43

I am confused about the time complexity of hash table many articles state that they are "amortized O(1)" not true order O(1) what does this mean in real applications. What is the average time complexity of the operations in a hash table, in actual implementation not in theory, and why are the operations not true O(1)?

Daenyth
  • 35,856
  • 13
  • 85
  • 124
marme
  • 486
  • 1
  • 4
  • 7
  • This is related, although not exactly the same question: http://stackoverflow.com/questions/2369467/why-are-hash-table-expansions-usually-done-by-doubling-the-size – Pascal Cuoq Oct 16 '10 at 14:34
  • This helps to answer insertion but does not explain anything about the other operations, I am most interested in an explanation as to the time complexity of lookup in a hash table – marme Oct 16 '10 at 14:45
  • Under some hypotheses on the hash function, lookup is real O(1) time for most hash-table implementations. Indeed, in some implementations with bounded bucket depth, it is constant by design. – Pascal Cuoq Oct 16 '10 at 14:52

3 Answers3

23

It's impossible to know in advance how many collisions you will get with your hash function, as well as things like needing to resize. This can add an element of unpredictability to the performance of a hash table, making it not true O(1). However, virtually all hash table implementations offer O(1) on the vast, vast, vast majority of inserts. This is the same as array inserting - it's O(1) unless you need to resize, in which case it's O(n), plus the collision uncertainty.

In reality, hash collisions are very rare and the only condition in which you'd need to worry about these details is when your specific code has a very tight time window in which it must run. For virtually every use case, hash tables are O(1). More impressive than O(1) insertion is O(1) lookup.

Puppy
  • 144,682
  • 38
  • 256
  • 465
9

For some uses of hash tables, it's impossible to create them of the "right" size in advance, because it is not known how many elements will need to be held simultaneously during the lifetime of the table. If you want to keep fast access, you need to resize the table from time to time as the number of element grows. This resizing takes linear time with respect to the number of elements already in the table, and is usually done on an insertion, when the number elements passes a threshold.

These resizing operations can be made seldom enough that the amortized cost of insertion is still constant (by following a geometric progression for the size of the table, for instance doubling the size each time it is resized). But one insertion from time to time takes O(n) time because it triggers a resize.

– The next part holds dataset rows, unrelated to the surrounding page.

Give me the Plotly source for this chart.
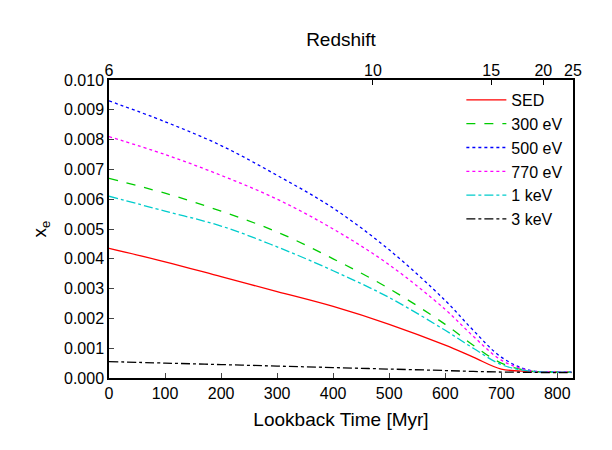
import plotly.graph_objects as go

t = [0, 100, 200, 300, 400, 500, 600, 650, 700, 750, 800, 825]
sed = [0.00435, 0.0039, 0.0034, 0.0029, 0.0024, 0.0018, 0.0011, 0.0007, 0.0003, 0.00022, 0.0002, 0.0002]
ev300 = [0.0067, 0.0062, 0.0056, 0.0049, 0.0040, 0.0030, 0.0018, 0.0011, 0.0005, 0.00024, 0.0002, 0.0002]
ev500 = [0.0093, 0.0086, 0.0078, 0.0068, 0.0057, 0.0043, 0.0026, 0.0016, 0.0007, 0.00026, 0.00021, 0.0002]
ev770 = [0.0081, 0.0075, 0.0068, 0.0060, 0.0050, 0.0038, 0.0023, 0.0014, 0.0006, 0.00025, 0.00021, 0.0002]
kev1 = [0.0061, 0.0056, 0.0051, 0.0044, 0.0036, 0.0027, 0.0016, 0.0010, 0.00045, 0.00023, 0.0002, 0.0002]
kev3 = [0.00055, 0.0005, 0.00045, 0.0004, 0.00035, 0.0003, 0.00025, 0.00022, 0.0002, 0.00019, 0.00018, 0.00018]
z_labels = ["6", "10", "15", "20", "25"]
z_pos = [0, 471, 682, 775, 828]

series = [("SED", sed, "#ff0000", "solid"), ("300 eV", ev300, "#00cc00", "dash"),
          ("500 eV", ev500, "#0000ff", "dot"), ("770 eV", ev770, "#ff00ff", "dot"),
          ("1 keV", kev1, "#00cccc", "dashdot"), ("3 keV", kev3, "#000000", "dashdot")]
fig = go.Figure()
for name, y, c, d in series:
    fig.add_trace(go.Scatter(x=t, y=y, name=name, mode="lines", line=dict(color=c, dash=d, width=1.3, shape="spline")))
fig.add_trace(go.Scatter(x=[0, 828], y=[None, None], xaxis="x2", showlegend=False, hoverinfo="skip"))

ax = dict(showline=True, linecolor="black", linewidth=1.5, mirror=True, ticks="inside",
          ticklen=5, showgrid=False, zeroline=False, tickfont=dict(size=16), automargin=False)
fig.update_layout(
    width=612, height=450, plot_bgcolor="white", paper_bgcolor="white",
    font=dict(family="Liberation Sans, Arial", size=16, color="black"),
    margin=dict(l=101, r=47, t=72, b=80),
    xaxis=dict(range=[0, 828], dtick=100, title=dict(text="Lookback Time [Myr]", standoff=12), **ax),
    xaxis2=dict(range=[0, 828], overlaying="x", side="top", tickvals=z_pos, ticktext=z_labels,
                title=dict(text="Redshift", standoff=10), ticks="inside", ticklen=5, showgrid=False,
                zeroline=False, tickfont=dict(size=16), automargin=False, tickcolor="black"),
    yaxis=dict(range=[0, 0.010], dtick=0.001, tickformat=".3f", title=dict(text="x<sub>e</sub>", standoff=12), **ax),
    legend=dict(x=0.99, y=0.99, xanchor="right", yanchor="top", bgcolor="rgba(0,0,0,0)",
                font=dict(size=16), tracegroupgap=0, itemwidth=40),
)
fig.write_html("out.html")
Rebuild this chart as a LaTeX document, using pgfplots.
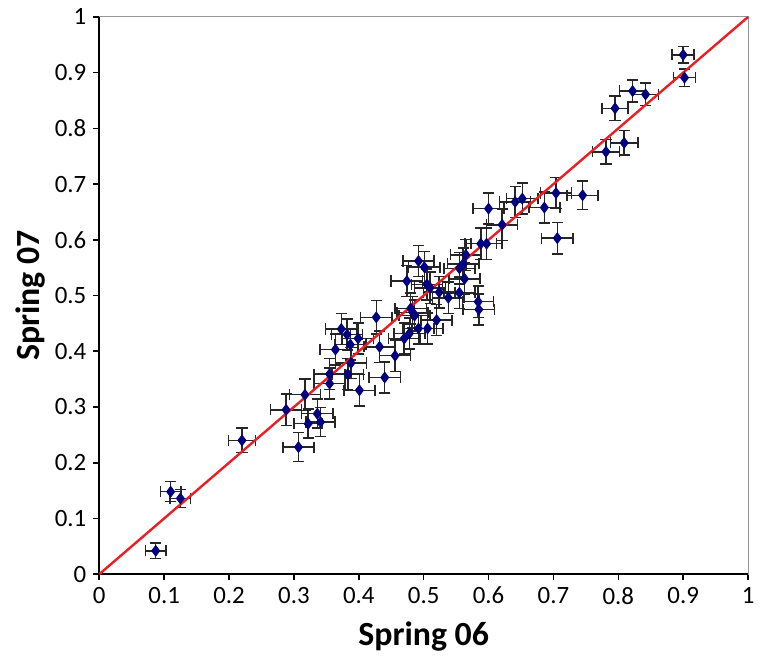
\documentclass[border=0pt]{standalone}
\usepackage{pgfplots}
\pgfplotsset{compat=1.18}
\usepackage{pgfplotstable}
\usepackage{fontspec}
\setmainfont{Carlito}
\definecolor{navy}{RGB}{0,0,128}
\definecolor{boxgray}{RGB}{150,150,150}
\definecolor{fitred}{RGB}{235,30,35}

% x  y  ex  ey  (Spring 06 vs Spring 07)
\pgfplotstableread{
x      y      ex     ey
0.087  0.042  0.016  0.014
0.110  0.148  0.016  0.018
0.125  0.136  0.016  0.016
0.220  0.240  0.021  0.022
0.288  0.295  0.024  0.028
0.307  0.228  0.024  0.026
0.317  0.322  0.024  0.028
0.322  0.270  0.022  0.026
0.336  0.288  0.024  0.026
0.341  0.273  0.022  0.026
0.355  0.359  0.024  0.028
0.355  0.342  0.024  0.028
0.364  0.403  0.024  0.028
0.373  0.440  0.024  0.028
0.382  0.430  0.024  0.028
0.387  0.412  0.024  0.028
0.383  0.359  0.024  0.028
0.388  0.379  0.024  0.028
0.399  0.423  0.024  0.028
0.401  0.330  0.024  0.028
0.427  0.461  0.024  0.030
0.432  0.408  0.024  0.028
0.440  0.353  0.024  0.028
0.456  0.392  0.024  0.028
0.470  0.423  0.024  0.028
0.478  0.432  0.024  0.028
0.474  0.526  0.024  0.028
0.480  0.477  0.024  0.028
0.483  0.470  0.024  0.028
0.486  0.464  0.024  0.028
0.492  0.562  0.024  0.028
0.492  0.441  0.024  0.028
0.501  0.551  0.024  0.028
0.506  0.441  0.024  0.028
0.505  0.520  0.024  0.028
0.510  0.514  0.024  0.028
0.520  0.456  0.024  0.028
0.524  0.506  0.024  0.028
0.538  0.496  0.024  0.028
0.555  0.549  0.024  0.028
0.555  0.505  0.024  0.028
0.561  0.557  0.024  0.028
0.563  0.530  0.024  0.028
0.565  0.573  0.024  0.028
0.584  0.489  0.024  0.028
0.585  0.475  0.024  0.028
0.588  0.593  0.024  0.028
0.597  0.593  0.024  0.028
0.600  0.656  0.024  0.028
0.621  0.627  0.024  0.028
0.641  0.668  0.024  0.028
0.652  0.674  0.024  0.028
0.686  0.658  0.024  0.028
0.704  0.684  0.024  0.028
0.706  0.603  0.024  0.028
0.745  0.680  0.024  0.026
0.781  0.758  0.021  0.022
0.809  0.774  0.021  0.022
0.795  0.836  0.020  0.022
0.822  0.867  0.020  0.020
0.842  0.861  0.020  0.020
0.900  0.932  0.017  0.015
0.902  0.891  0.017  0.016
}\springdata

\begin{document}
\begin{tikzpicture}
\begin{axis}[
    scale only axis,
    width=326pt, height=280pt,
    xmin=0, xmax=1, ymin=0, ymax=1,
    xtick={0,0.1,...,1.0}, ytick={0,0.1,...,1.0},
    tick pos=left, tick align=outside,
    major tick length=3pt,
    tick style={black, line width=0.8pt},
    axis line style={boxgray, line width=0.5pt},
    ticklabel style={font=\fontsize{12.5}{14}\selectfont},
    /pgf/number format/assume math mode=true,
    xlabel={\textbf{Spring 06}},
    ylabel={\textbf{Spring 07}},
    label style={font=\fontsize{17}{20}\selectfont},
    xlabel style={yshift=-2pt},
    ylabel style={yshift=-2pt},
    clip=false,
]
    % invisible frame fixing the picture's proportions
    \path (rel axis cs:-0.153,-0.1375) (rel axis cs:1.0138,1.0304);
    % heavy left and bottom axis lines
    \draw[black, line width=1.2pt] (rel axis cs:0,1) -- (rel axis cs:0,0) -- (rel axis cs:1,0);

    \addplot[only marks, mark=diamond*, mark size=2.7pt,
        mark options={fill=navy, draw=navy},
        error bars/.cd,
        x dir=both, x explicit, y dir=both, y explicit,
        error bar style={black!85, line width=0.75pt},
        error mark options={rotate=90, black!85, mark size=2.8pt, line width=0.75pt}]
        table[x=x, y=y, x error=ex, y error=ey] {\springdata};

    % y = x reference line
    \addplot[fitred, line width=1.2pt] coordinates {(0,0) (1,1)};
\end{axis}
\end{tikzpicture}
\end{document}
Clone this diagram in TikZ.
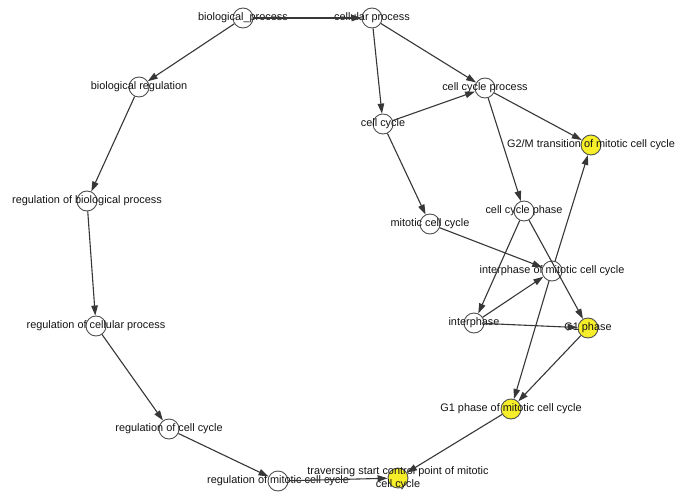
\documentclass[tikz,border=0pt]{standalone}
\usepackage{fontspec}
\setmainfont{Liberation Sans}
\usetikzlibrary{arrows.meta}
\definecolor{nodeyellow}{RGB}{245,238,40}
\definecolor{edgegray}{RGB}{55,55,55}
\definecolor{ringgray}{RGB}{80,80,80}
\definecolor{txtgray}{RGB}{20,20,20}
\tikzset{
  go/.style={circle, draw=ringgray, line width=0.9pt, fill=white, minimum size=20pt, inner sep=0pt},
  hit/.style={go, fill=nodeyellow},
  lbl/.style={font=\fontsize{10.9}{12.5}\selectfont, text=txtgray, inner sep=0pt, align=center},
  edge/.style={draw=edgegray, line width=1.1pt, -{Triangle[length=10pt,width=6.5pt]}}
}
\begin{document}
\begin{tikzpicture}[x=1pt,y=-1pt]
\useasboundingbox[fill=white] (0,0) rectangle (680,500);
\node[go,  label={[lbl]center:biological\_process}] (bp) at (243,18) {};
\node[go,  label={[lbl]center:cellular process}] (cp) at (372,18) {};
\node[go,  label={[lbl]center:biological regulation}] (br) at (139,87) {};
\node[go,  label={[lbl]center:cell cycle process}] (ccp) at (485,88) {};
\node[go,  label={[lbl]center:cell cycle}] (cc) at (383,124) {};
\node[hit, label={[lbl]center:G2/M transition of mitotic cell cycle}] (g2m) at (591,145) {};
\node[go,  label={[lbl]center:regulation of biological process}] (rbp) at (87,201) {};
\node[go,  label={[lbl]center:cell cycle phase}] (ccph) at (524,211) {};
\node[go,  label={[lbl]center:mitotic cell cycle}] (mcc) at (430,224) {};
\node[go,  label={[lbl]center:interphase of mitotic cell cycle}] (imcc) at (552,271) {};
\node[go,  label={[lbl]center:regulation of cellular process}] (rcp) at (96,326) {};
\node[go,  label={[lbl]center:interphase}] (inter) at (474,323) {};
\node[hit, label={[lbl]center:G1 phase}] (g1) at (588,328) {};
\node[hit, label={[lbl]center:G1 phase of mitotic cell cycle}] (g1m) at (511,409) {};
\node[go,  label={[lbl]center:regulation of cell cycle}] (rcc) at (169,429) {};
\node[go,  label={[lbl]center:regulation of mitotic cell cycle}] (rmcc) at (278,481) {};
\node[hit, label={[lbl]center:traversing start control point of mitotic\\cell cycle}] (trav) at (398,478) {};

\draw[edge] (bp) -- (cp);
\draw[edge] (bp) -- (br);
\draw[edge] (cp) -- (cc);
\draw[edge] (cp) -- (ccp);
\draw[edge] (br) -- (rbp);
\draw[edge] (rbp) -- (rcp);
\draw[edge] (rcp) -- (rcc);
\draw[edge] (rcc) -- (rmcc);
\draw[edge] (rmcc) -- (trav);
\draw[edge] (cc) -- (ccp);
\draw[edge] (cc) -- (mcc);
\draw[edge] (ccp) -- (g2m);
\draw[edge] (ccp) -- (ccph);
\draw[edge] (ccph) -- (inter);
\draw[edge] (ccph) -- (g1);
\draw[edge] (mcc) -- (imcc);
\draw[edge] (inter) -- (imcc);
\draw[edge] (inter) -- (g1);
\draw[edge] (imcc) -- (g2m);
\draw[edge] (imcc) -- (g1m);
\draw[edge] (g1) -- (g1m);
\draw[edge] (g1m) -- (trav);
\end{tikzpicture}
\end{document}
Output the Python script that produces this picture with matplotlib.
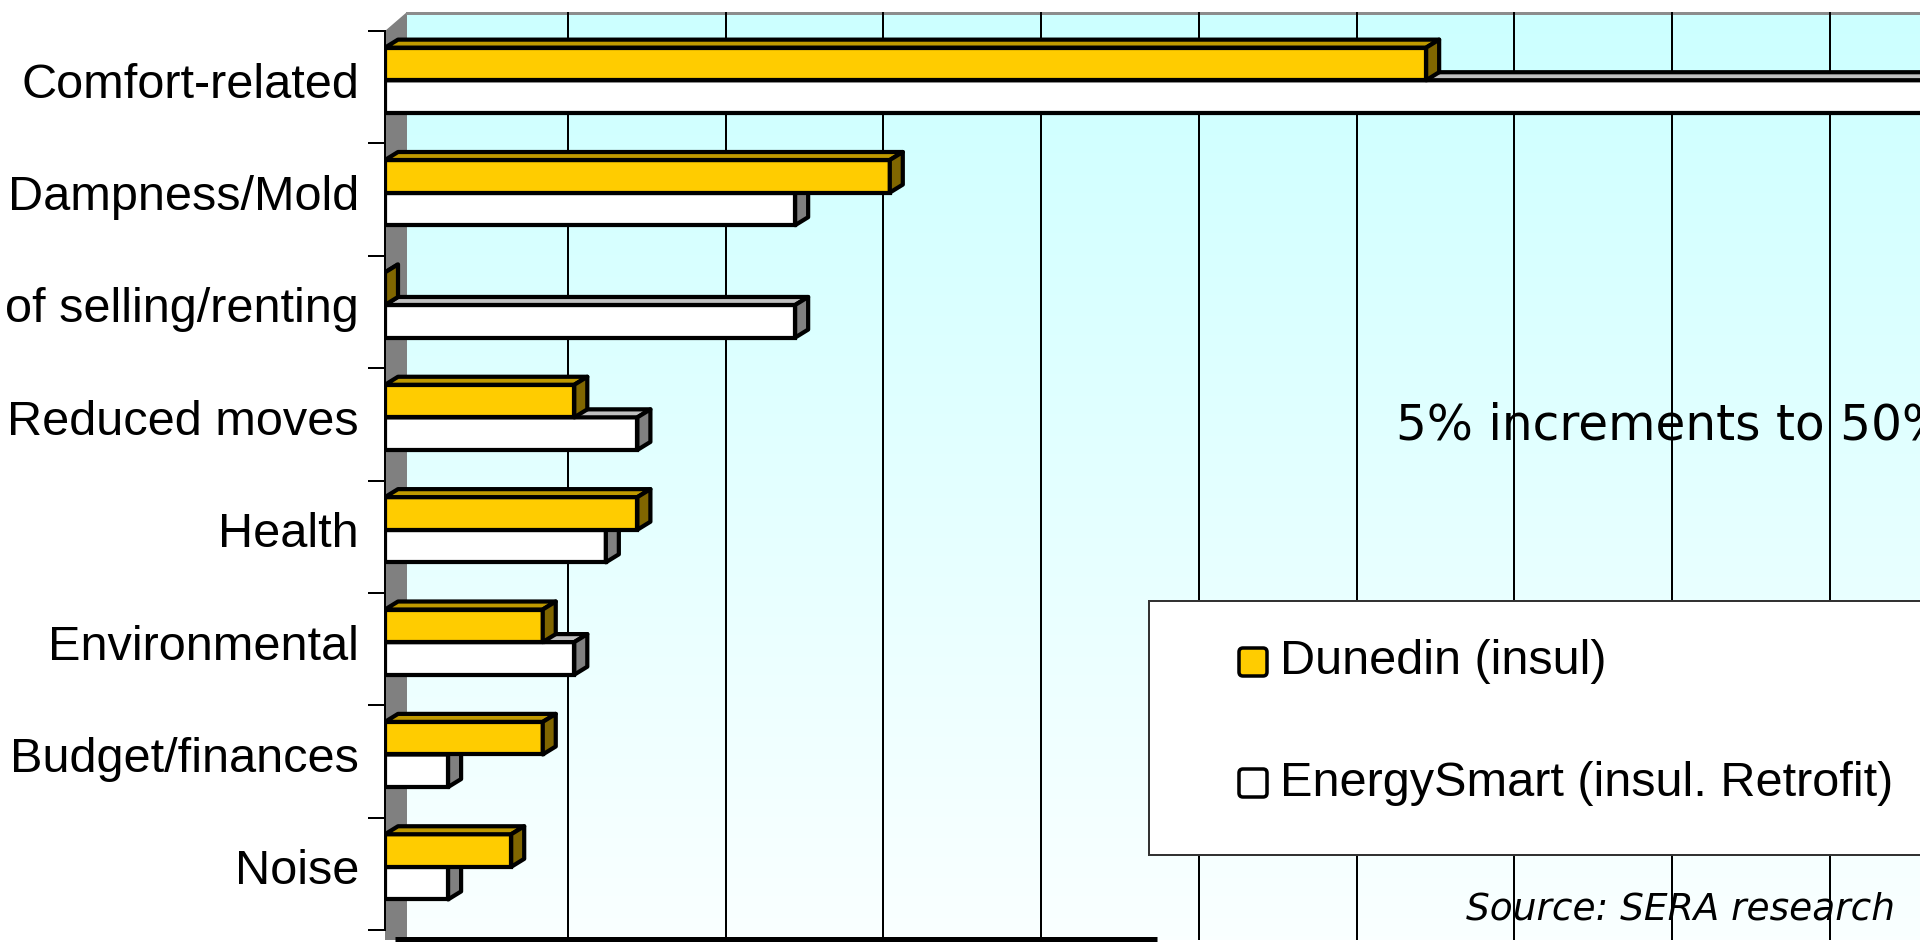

In practice, this is not a problem unless you are building hard real-time applications.

Pascal Cuoq
  • 79,187
  • 7
  • 161
  • 281
  • It's not only the size that's the consideration - it's also the hash collisions. There are different ways of dealing with them, but whatever you do it won't happen in O(1) time. The average case is still close to O(1) in practice though unless the hash table gets quite full – Jords Oct 16 '10 at 14:58
  • 3
    @Jords I do not know what "close to O(1)" means. Besides, I am pretty confident that the "amortized O(1)" found in the literature corresponds to hypotheses on the hash function where the bucket depth remains below a fixed bound, hence constant time. Because if the lookup without resizing was not constant time, the amortized lookup would certainly not be constant time either. – Pascal Cuoq Oct 16 '10 at 15:10
3

Inserting a value into a Hash table takes, on the average case, O(1) time. The hash function is computed, the bucked is chosen from the hash table, and then item is inserted. In the worst case scenario, all of the elements will have hashed to the same value, which means either the entire bucket list must be traversed or, in the case of open addressing, the entire table must be probed until an empty spot is found. Therefore, in the worst case, insertion takes O(n) time

refer: http://www.cs.unc.edu/~plaisted/comp550/Neyer%20paper.pdf (Hash Table Section)

Rohit Jain
  • 127
  • 3
  • 9